The Evening Times joined a dozen officers as they raided a flat allegedly used for prostitution in James Watt Street, Anderston, in the city's financial district.
A 33-year-old woman, originally from China, was questioned by police and £2700 in cash was seized.
During the search of the property, bank cards, mobile phones, laptops and sex toys were also taken away.
It was later discovered the woman had a history of working in a brothel in Dundee.
The Evening Times attended the mid-morning briefing at Stewart Street police office as Detective Inspector Dougie McKinlay, told the team of the plans to raid the Glasgow flat.
It was believed the alleged brothel might have been part of a Thai prostitution ring in the city.
Police swooped shortly after 1pm and were at the flat for several hours conducting interviews, with the help of a Cantonese interpreter, and searching the property.
Officers spent weeks gathering intelligence about the first floor flat.
It was being advertised in a national newspaper and on internet sites under the name Adult Work.
Undercover officers found several men were visiting the flat regularly and it was noted to be particularly busy at lunch time.
Detectives are carrying out further inquiries to find out if the flat has any links to human trafficking – and to establish who may have been running the alleged brothel.
Officers also searched another city centre property in Garnethill on the same day, but did not find any links to sex crime. Now detectives have promised to continue to crack down on organised crime gangs who traffic women after a series of raids in the city.
Detective Inspector McKinlay, who is in charge of the public protection unit in A Division, said trafficking and brothels were one of the major problems in the police division, which covers the city centre and the West End, including Drumchapel.
He said: "It is an issue in our division because the area is central for buses and trains, so it is easy to access.
"There are flats being set up by serious and organised crime groups to bring males into the city centre to look for the services of prostitutes and taking it away from street prostitution."
Often, the brothels are run externally by organised gangs who use call centres to lure men to them.

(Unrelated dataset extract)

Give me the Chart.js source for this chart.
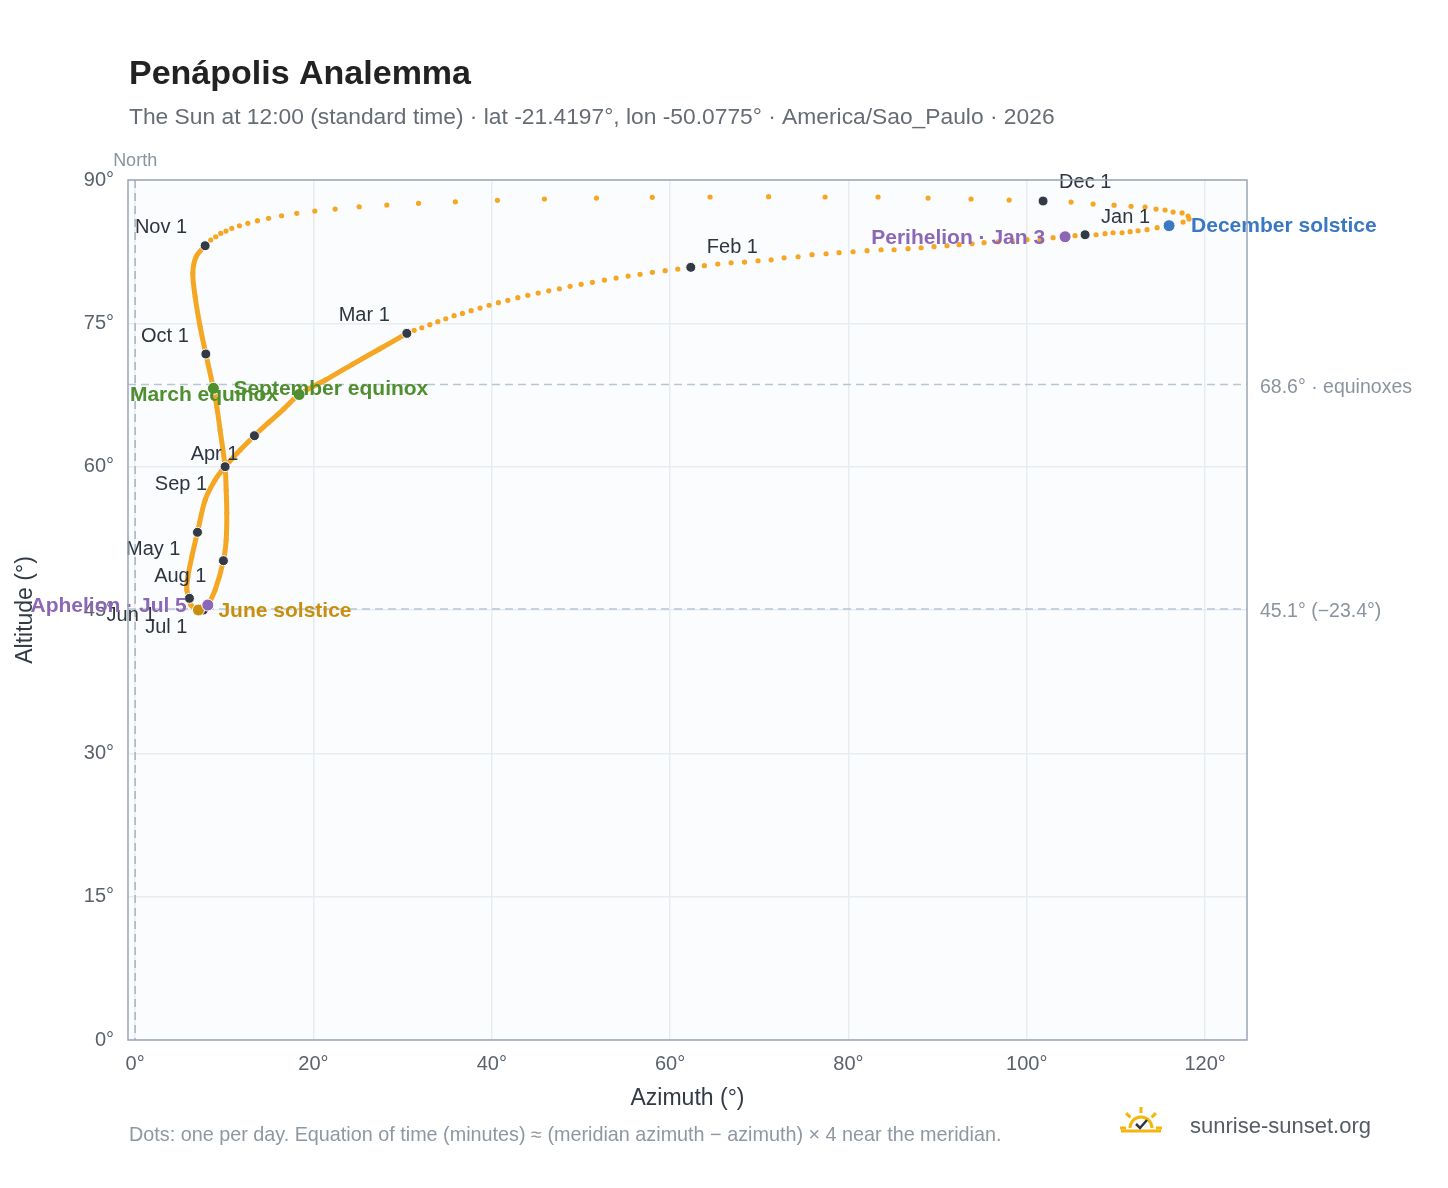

The brothels can be advertised through text messages to mobile phones, as well as through newspapers and the internet.
Mr McKinlay added: "We are always trying to crack down on prostitution, particularly as part of serious and organised crime."
Police say trying to help women who may have been trafficked can be one of the most difficult parts of the job. Officers link with Glasgow City Council's TARA (Trafficking Awareness Raising Alliance) service for specialist advice.
Mr McKinlay said: "The difficulties of doing this is we do not know what nationality we are going to be dealing with.
"We can't really plan for it. We have to gain the trust of the women. Generally, they are coming from countries where they do not trust the police.
"It can take weeks or months to get the proper story from the women to find out what they have been doing since they got here."
The raid was part of Operation Myriad, a six-month attack on crime across the Strathclyde Police force area.
Chief Superintendent Val Thomson, Divisional Commander for Glasgow City Centre, said: "Operation Myriad has been a fantastic opportunity for us to make a real difference to the communities we serve.
"We have kept people safe by tackling a whole myriad of issues like violent offenders wanted on warrant, serious and organised criminals laundering money through apparently 'legitimate' enterprises, bogus callers, and antisocial offenders affecting the quality of lives of people who live, work and socialise in the city."